Repeat, exactly and in full, the lines of the listing below, but without any pictures.

• Data segment
▶

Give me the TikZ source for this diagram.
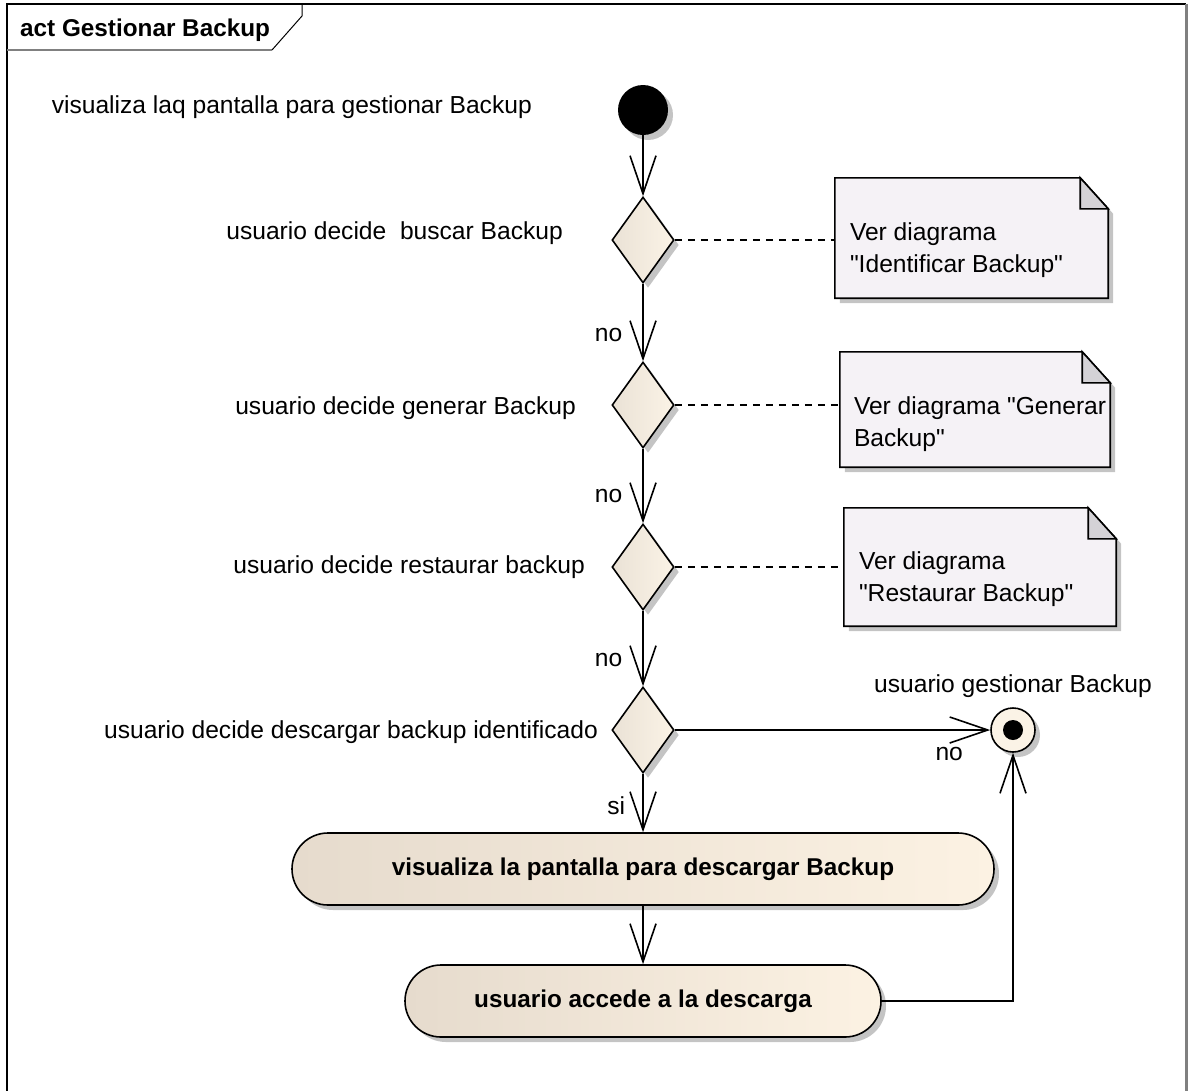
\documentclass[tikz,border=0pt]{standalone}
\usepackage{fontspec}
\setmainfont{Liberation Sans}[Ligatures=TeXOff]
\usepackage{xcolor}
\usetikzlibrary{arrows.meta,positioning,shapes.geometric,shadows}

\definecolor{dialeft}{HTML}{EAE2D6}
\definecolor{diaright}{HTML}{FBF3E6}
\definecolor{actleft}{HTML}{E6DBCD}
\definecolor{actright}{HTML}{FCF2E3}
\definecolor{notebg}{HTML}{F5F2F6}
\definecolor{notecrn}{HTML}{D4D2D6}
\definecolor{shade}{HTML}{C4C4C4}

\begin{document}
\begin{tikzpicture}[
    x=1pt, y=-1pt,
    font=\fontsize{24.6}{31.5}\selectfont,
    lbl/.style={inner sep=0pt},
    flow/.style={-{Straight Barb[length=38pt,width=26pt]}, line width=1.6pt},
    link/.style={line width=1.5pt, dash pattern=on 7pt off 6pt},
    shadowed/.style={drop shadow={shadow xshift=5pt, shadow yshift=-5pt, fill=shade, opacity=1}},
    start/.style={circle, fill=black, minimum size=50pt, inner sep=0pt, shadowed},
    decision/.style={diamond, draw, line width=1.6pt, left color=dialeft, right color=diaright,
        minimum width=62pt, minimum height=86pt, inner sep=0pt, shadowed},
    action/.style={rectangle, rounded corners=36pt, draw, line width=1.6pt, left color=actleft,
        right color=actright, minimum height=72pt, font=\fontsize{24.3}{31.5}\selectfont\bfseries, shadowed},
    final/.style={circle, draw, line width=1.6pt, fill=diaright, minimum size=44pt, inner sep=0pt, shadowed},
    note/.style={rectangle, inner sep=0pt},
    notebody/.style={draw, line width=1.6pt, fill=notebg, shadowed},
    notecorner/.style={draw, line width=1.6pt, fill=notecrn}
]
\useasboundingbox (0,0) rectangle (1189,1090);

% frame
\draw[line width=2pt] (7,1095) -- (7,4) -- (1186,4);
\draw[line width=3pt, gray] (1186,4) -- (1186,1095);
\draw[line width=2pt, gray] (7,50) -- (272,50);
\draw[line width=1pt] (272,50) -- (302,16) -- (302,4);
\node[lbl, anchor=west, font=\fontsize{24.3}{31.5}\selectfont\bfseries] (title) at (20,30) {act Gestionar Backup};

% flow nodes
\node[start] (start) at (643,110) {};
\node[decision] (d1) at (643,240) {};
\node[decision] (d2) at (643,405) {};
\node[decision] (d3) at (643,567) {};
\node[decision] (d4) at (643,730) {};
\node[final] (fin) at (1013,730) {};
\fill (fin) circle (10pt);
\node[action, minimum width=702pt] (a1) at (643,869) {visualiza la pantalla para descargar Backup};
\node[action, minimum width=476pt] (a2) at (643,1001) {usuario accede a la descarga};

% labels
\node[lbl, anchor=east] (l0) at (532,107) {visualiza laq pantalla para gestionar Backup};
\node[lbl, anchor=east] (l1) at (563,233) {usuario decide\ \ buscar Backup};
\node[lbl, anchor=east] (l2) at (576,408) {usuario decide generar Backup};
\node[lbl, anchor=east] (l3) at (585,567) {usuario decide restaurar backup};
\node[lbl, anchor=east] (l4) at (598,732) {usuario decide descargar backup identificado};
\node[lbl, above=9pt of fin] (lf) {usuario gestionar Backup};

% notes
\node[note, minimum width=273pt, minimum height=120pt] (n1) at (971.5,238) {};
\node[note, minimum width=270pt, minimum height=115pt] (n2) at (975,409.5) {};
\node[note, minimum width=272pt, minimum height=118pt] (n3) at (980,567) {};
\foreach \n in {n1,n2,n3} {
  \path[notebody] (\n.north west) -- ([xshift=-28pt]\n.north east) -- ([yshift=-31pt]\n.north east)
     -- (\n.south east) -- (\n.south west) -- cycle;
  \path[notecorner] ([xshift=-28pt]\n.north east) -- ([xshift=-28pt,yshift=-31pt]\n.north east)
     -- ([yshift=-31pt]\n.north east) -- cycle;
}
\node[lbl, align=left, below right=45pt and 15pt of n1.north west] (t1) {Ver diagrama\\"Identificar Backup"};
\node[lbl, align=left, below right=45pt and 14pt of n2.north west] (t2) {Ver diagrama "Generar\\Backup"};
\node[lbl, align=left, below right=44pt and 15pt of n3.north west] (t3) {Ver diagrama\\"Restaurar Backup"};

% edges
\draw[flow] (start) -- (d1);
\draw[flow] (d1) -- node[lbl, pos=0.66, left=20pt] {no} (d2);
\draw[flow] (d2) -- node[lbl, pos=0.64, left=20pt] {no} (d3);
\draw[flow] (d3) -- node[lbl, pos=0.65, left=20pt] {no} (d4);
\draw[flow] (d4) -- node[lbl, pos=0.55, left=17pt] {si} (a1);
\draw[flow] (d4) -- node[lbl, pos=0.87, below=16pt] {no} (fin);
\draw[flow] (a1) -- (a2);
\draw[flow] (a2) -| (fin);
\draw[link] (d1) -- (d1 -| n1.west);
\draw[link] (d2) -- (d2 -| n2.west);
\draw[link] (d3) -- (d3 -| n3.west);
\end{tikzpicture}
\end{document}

◀

• Response
Give me the TikZ source for this diagram.
\documentclass[tikz,border=0pt]{standalone}
\usepackage{fontspec}
\setmainfont{Liberation Sans}[Ligatures=TeXOff]
\usepackage{xcolor}
\usetikzlibrary{arrows.meta,positioning,shapes.geometric,shadows}

\definecolor{dialeft}{HTML}{EAE2D6}
\definecolor{diaright}{HTML}{FBF3E6}
\definecolor{actleft}{HTML}{E6DBCD}
\definecolor{actright}{HTML}{FCF2E3}
\definecolor{notebg}{HTML}{F5F2F6}
\definecolor{notecrn}{HTML}{D4D2D6}
\definecolor{shade}{HTML}{C4C4C4}

\begin{document}
\begin{tikzpicture}[
    x=1pt, y=-1pt,
    font=\fontsize{24.6}{31.5}\selectfont,
    lbl/.style={inner sep=0pt},
    flow/.style={-{Straight Barb[length=38pt,width=26pt]}, line width=1.6pt},
    link/.style={line width=1.5pt, dash pattern=on 7pt off 6pt},
    shadowed/.style={drop shadow={shadow xshift=5pt, shadow yshift=-5pt, fill=shade, opacity=1}},
    start/.style={circle, fill=black, minimum size=50pt, inner sep=0pt, shadowed},
    decision/.style={diamond, draw, line width=1.6pt, left color=dialeft, right color=diaright,
        minimum width=62pt, minimum height=86pt, inner sep=0pt, shadowed},
    action/.style={rectangle, rounded corners=36pt, draw, line width=1.6pt, left color=actleft,
        right color=actright, minimum height=72pt, font=\fontsize{24.3}{31.5}\selectfont\bfseries, shadowed},
    final/.style={circle, draw, line width=1.6pt, fill=diaright, minimum size=44pt, inner sep=0pt, shadowed},
    note/.style={rectangle, inner sep=0pt},
    notebody/.style={draw, line width=1.6pt, fill=notebg, shadowed},
    notecorner/.style={draw, line width=1.6pt, fill=notecrn}
]
\useasboundingbox (0,0) rectangle (1189,1090);

% frame
\draw[line width=2pt] (7,1095) -- (7,4) -- (1186,4);
\draw[line width=3pt, gray] (1186,4) -- (1186,1095);
\draw[line width=2pt, gray] (7,50) -- (272,50);
\draw[line width=1pt] (272,50) -- (302,16) -- (302,4);
\node[lbl, anchor=west, font=\fontsize{24.3}{31.5}\selectfont\bfseries] (title) at (20,30) {act Gestionar Backup};

% flow nodes
\node[start] (start) at (643,110) {};
\node[decision] (d1) at (643,240) {};
\node[decision] (d2) at (643,405) {};
\node[decision] (d3) at (643,567) {};
\node[decision] (d4) at (643,730) {};
\node[final] (fin) at (1013,730) {};
\fill (fin) circle (10pt);
\node[action, minimum width=702pt] (a1) at (643,869) {visualiza la pantalla para descargar Backup};
\node[action, minimum width=476pt] (a2) at (643,1001) {usuario accede a la descarga};

% labels
\node[lbl, anchor=east] (l0) at (532,107) {visualiza laq pantalla para gestionar Backup};
\node[lbl, anchor=east] (l1) at (563,233) {usuario decide\ \ buscar Backup};
\node[lbl, anchor=east] (l2) at (576,408) {usuario decide generar Backup};
\node[lbl, anchor=east] (l3) at (585,567) {usuario decide restaurar backup};
\node[lbl, anchor=east] (l4) at (598,732) {usuario decide descargar backup identificado};
\node[lbl, above=9pt of fin] (lf) {usuario gestionar Backup};

% notes
\node[note, minimum width=273pt, minimum height=120pt] (n1) at (971.5,238) {};
\node[note, minimum width=270pt, minimum height=115pt] (n2) at (975,409.5) {};
\node[note, minimum width=272pt, minimum height=118pt] (n3) at (980,567) {};
\foreach \n in {n1,n2,n3} {
  \path[notebody] (\n.north west) -- ([xshift=-28pt]\n.north east) -- ([yshift=-31pt]\n.north east)
     -- (\n.south east) -- (\n.south west) -- cycle;
  \path[notecorner] ([xshift=-28pt]\n.north east) -- ([xshift=-28pt,yshift=-31pt]\n.north east)
     -- ([yshift=-31pt]\n.north east) -- cycle;
}
\node[lbl, align=left, below right=45pt and 15pt of n1.north west] (t1) {Ver diagrama\\"Identificar Backup"};
\node[lbl, align=left, below right=45pt and 14pt of n2.north west] (t2) {Ver diagrama "Generar\\Backup"};
\node[lbl, align=left, below right=44pt and 15pt of n3.north west] (t3) {Ver diagrama\\"Restaurar Backup"};

% edges
\draw[flow] (start) -- (d1);
\draw[flow] (d1) -- node[lbl, pos=0.66, left=20pt] {no} (d2);
\draw[flow] (d2) -- node[lbl, pos=0.64, left=20pt] {no} (d3);
\draw[flow] (d3) -- node[lbl, pos=0.65, left=20pt] {no} (d4);
\draw[flow] (d4) -- node[lbl, pos=0.55, left=17pt] {si} (a1);
\draw[flow] (d4) -- node[lbl, pos=0.87, below=16pt] {no} (fin);
\draw[flow] (a1) -- (a2);
\draw[flow] (a2) -| (fin);
\draw[link] (d1) -- (d1 -| n1.west);
\draw[link] (d2) -- (d2 -| n2.west);
\draw[link] (d3) -- (d3 -| n3.west);
\end{tikzpicture}
\end{document}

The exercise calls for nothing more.